Technical information
- Licensing authority: FCC
- Facility ID: 28819
- Class: B
- Power: 50,000 watts days 5,000 watts nights
- Translator: 104.1 K281CQ (Seattle)

Links
- Public license information: Public file; LMS;
- Webcast: Listen Live
- Website: thewordseattle.com

= KGNW =

KGNW (820 kHz) is a commercial AM radio station licensed to Burien, Washington, and serving the Seattle metropolitan area. It airs a Christian talk and teaching radio format and is owned by the Salem Media Group. The radio studios and offices are on 5th Avenue South in downtown Seattle.

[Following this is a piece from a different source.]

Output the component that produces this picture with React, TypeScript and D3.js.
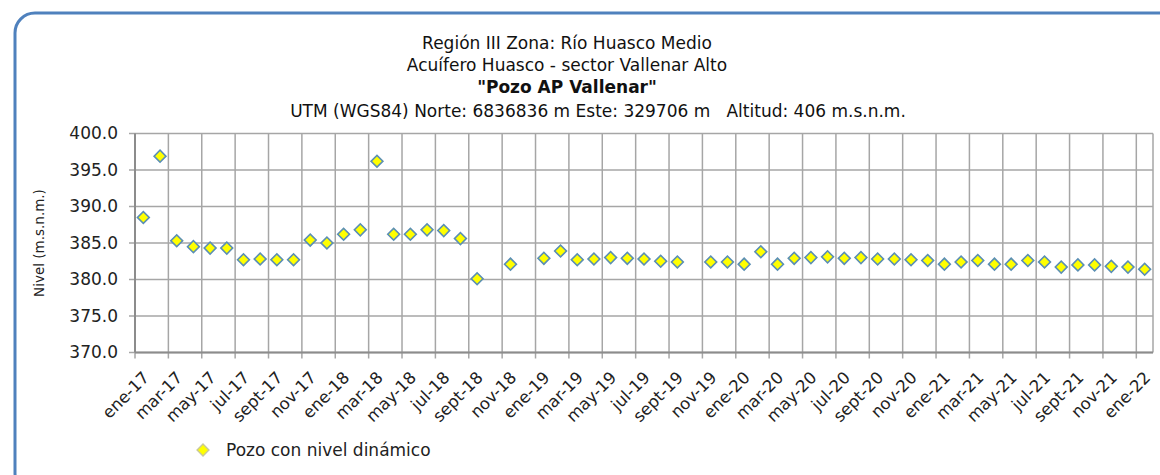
import React from 'react'
import * as d3 from 'd3'

// month abbreviations (spanish), years shown on the axis
const monthNames = ['ene', 'feb', 'mar', 'abr', 'may', 'jun', 'jul', 'ago', 'sept', 'oct', 'nov', 'dic']
const years = ['17', '18', '19', '20', '21', '22']
const months = years.flatMap(y => monthNames.map(m => `${m}-${y}`)).slice(0, 61)

// nivel dinamico (m.s.n.m.) per month, null = no measure
const levels = [
  388.5, 396.9, 385.3, 384.5, 384.3, 384.3, 382.7, 382.8, 382.7, 382.7, 385.4, 385.0,
  386.2, 386.8, 396.2, 386.2, 386.2, 386.8, 386.7, 385.6, 380.1, null, 382.1, null,
  382.9, 383.9, 382.7, 382.8, 383.0, 382.9, 382.8, 382.5, 382.4, null, 382.4, 382.4,
  382.1, 383.8, 382.1, 382.9, 383.0, 383.1, 382.9, 383.0, 382.8, 382.8, 382.7, 382.6,
  382.1, 382.4, 382.6, 382.1, 382.1, 382.6, 382.4, 381.7, 382.0, 382.0, 381.8, 381.7,
  381.4,
]

const yTicks = [370, 375, 380, 385, 390, 395, 400]

const titleLines = [
  'Región III Zona: Río Huasco Medio',
  'Acuífero Huasco - sector Vallenar Alto',
  '"Pozo AP Vallenar"',
]
const coordLine = 'UTM (WGS84) Norte: 6836836 m Este: 329706 m   Altitud: 406 m.s.n.m.'
const legendLabel = 'Pozo con nivel dinámico'

const W = 1160
const H = 475
const left = 135
const right = 1153
const top = 133.5
const bottom = 352.5
const font = '"DejaVu Sans", Verdana, sans-serif'

const App = () => {
  const x = d3.scaleBand<string>().domain(months).range([left, right]).padding(0)
  const y = d3.scaleLinear().domain([370, 400]).range([bottom, top])
  const bw = x.bandwidth()
  const diamond = d3.symbol().type(d3.symbolSquare).size(70)()

  const tickMonths = months.filter((_, i) => i % 2 === 0)

  return (
    <svg width={W} height={H} style={{ position: 'fixed', left: 0, top: 0, fontFamily: font }}>
      <rect x={0} y={0} width={W} height={H} fill="#fff" />
      <rect x={15} y={13} width={1165} height={480} rx={20} fill="#fff" stroke="#4f81bd" strokeWidth={3} />

      {titleLines.map((t, i) => (
        <text key={i} x={567} y={49 + i * 22} textAnchor="middle" fontSize={17}
          fontWeight={i === 2 ? 'bold' : 'normal'} fill="#111">{t}</text>
      ))}
      <text x={598} y={117} textAnchor="middle" fontSize={17} fill="#111" style={{ whiteSpace: 'pre' }}>{coordLine}</text>

      {/* horizontal grid */}
      {yTicks.map(v => (
        <g key={v}>
          <line x1={left - 6} x2={right} y1={y(v)} y2={y(v)} stroke="#a6a6a6" strokeWidth={1.5} />
          <text x={118} y={y(v)} dy="0.35em" textAnchor="end" fontSize={17} fill="#222">{v.toFixed(1)}</text>
        </g>
      ))}

      {/* vertical grid every 2 months */}
      {tickMonths.map(m => (
        <g key={m}>
          <line x1={x(m)} x2={x(m)} y1={top} y2={bottom + 6} stroke="#a6a6a6" strokeWidth={1.5} />
          <text transform={`translate(${x(m)! + 7},${bottom + 18}) rotate(-45)`} textAnchor="end"
            dy="0.7em" fontSize={16.5} fill="#222">{m}</text>
        </g>
      ))}
      <line x1={right} x2={right} y1={top} y2={bottom} stroke="#a6a6a6" strokeWidth={1.5} />

      {/* axes */}
      <line x1={left} x2={left} y1={top} y2={bottom} stroke="#8c8c8c" strokeWidth={2} />
      <line x1={left} x2={right} y1={bottom} y2={bottom} stroke="#8c8c8c" strokeWidth={2} />

      <text transform={`translate(44,${(top + bottom) / 2}) rotate(-90)`} textAnchor="middle"
        fontSize={13.5} fill="#222">Nivel (m.s.n.m.)</text>

      {levels.map((v, i) => v === null ? null : (
        <path key={i} d={diamond!}
          transform={`translate(${x(months[i])! + bw / 2},${y(v)}) rotate(45)`}
          fill="#ffff00" stroke="#5b8fb4" strokeWidth={1.6} />
      ))}

      {/* legend */}
      <path d={diamond!} transform="translate(203,450) rotate(45)" fill="#ffff00" stroke="#c9c99a" strokeWidth={1.4} />
      <text x={226} y={456} fontSize={17} fill="#222">{legendLabel}</text>
    </svg>
  )
}

export default App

By day, KGNW is powered at 50,000 watts, the maximum for commercial stations. But 820 AM is a clear channel frequency reserved for Class A WBAP Fort Worth. So to avoid interference, at night KGNW reduces power to 5,000 watts. It uses a directional antenna with a three-tower array at all times. The transmitter is off 105th Street SW on Vashon Island. The station is licensed to broadcast in the HD Radio format.

==Programming==
KGNW airs a mix of local preachers and national Christian leaders. They include David Jeremiah, Chuck Swindoll, Jim Daly, Alistair Begg, Greg Laurie, John MacArthur, J. Vernon McGee and Charles Stanley. Two secular programs are also heard from Eric Metaxas and Jay Sekulow.

KGNW uses a brokered programming model. Hosts pay for their time on the station and may ask for donations to their ministries during their shows. National news is supplied by SRN News.

==History==
===800 AM KQIN===
The station signed on the air on October 10, 1970. Its original call sign was KQIN and it broadcast on 800 kHz. The station was a daytimer, required to go off the air at sunset. It was owned and operated by John Mowbray who also served as general manager.

KQIN played country music and competed with 1150 KAYO (now KKNW), 101.5 KETO (now KPLZ), and later KMPS-FM 94.1 (now KSWD). As more country music listeners switched to the FM band, KQIN changed to a Beautiful Music format in 1977. But that put it in competition with such FM easy listening stations as 94.1 KEUT (now KSWD), 98.9 KEZX (now KPNW-FM), 100.7 KSEA (now KKWF), and 103.7 KBRD (now KHTP). KQIN also aired Christian radio programs as well as old-time radio dramas and comedies. KQIN changed to an Adult Contemporary music format in 1983.

===Move to 820 AM===
On September 19, 1984, Salem Communications acquired 1150 AM in Seattle and changed its call letters to KGNW. Salem is the nation's largest owner of Christian radio stations and gave the 1150 station a Christian talk and teaching format. But that station does not have a very good signal. Salem had plans to acquire KQIN's daytime-only signal on 800 AM and improve it, making it a place to relocate KGNW.

In the mid-1980s, the Federal Communications Commission relaxed rules that restricted lesser-class stations on Class A, clear channel frequencies. Fort Worth and Seattle are separated by more than 2,000 miles. So Salem Media engineers applied to move KQIN to 820 AM, even though WBAP 820 Fort Worth is a Class A station powered at 50,000 watts.

KQIN moved to the 820 AM dial position on January 1, 1987. The KGNW call letters and its Christian talk and teaching format were removed from 1150 AM and relocated to 820 AM. The move allowed KGNW to increase its daytime power to 50,000 watts and add nighttime power at 5,000 watts, using a directional antenna. Today, the KQIN call sign belongs to a PBS-affiliated television station owned by Iowa Public Television in Davenport, Iowa. The 1150 AM station in Seattle was sold to Hubbard Broadcasting and is now talk radio outlet KKNW.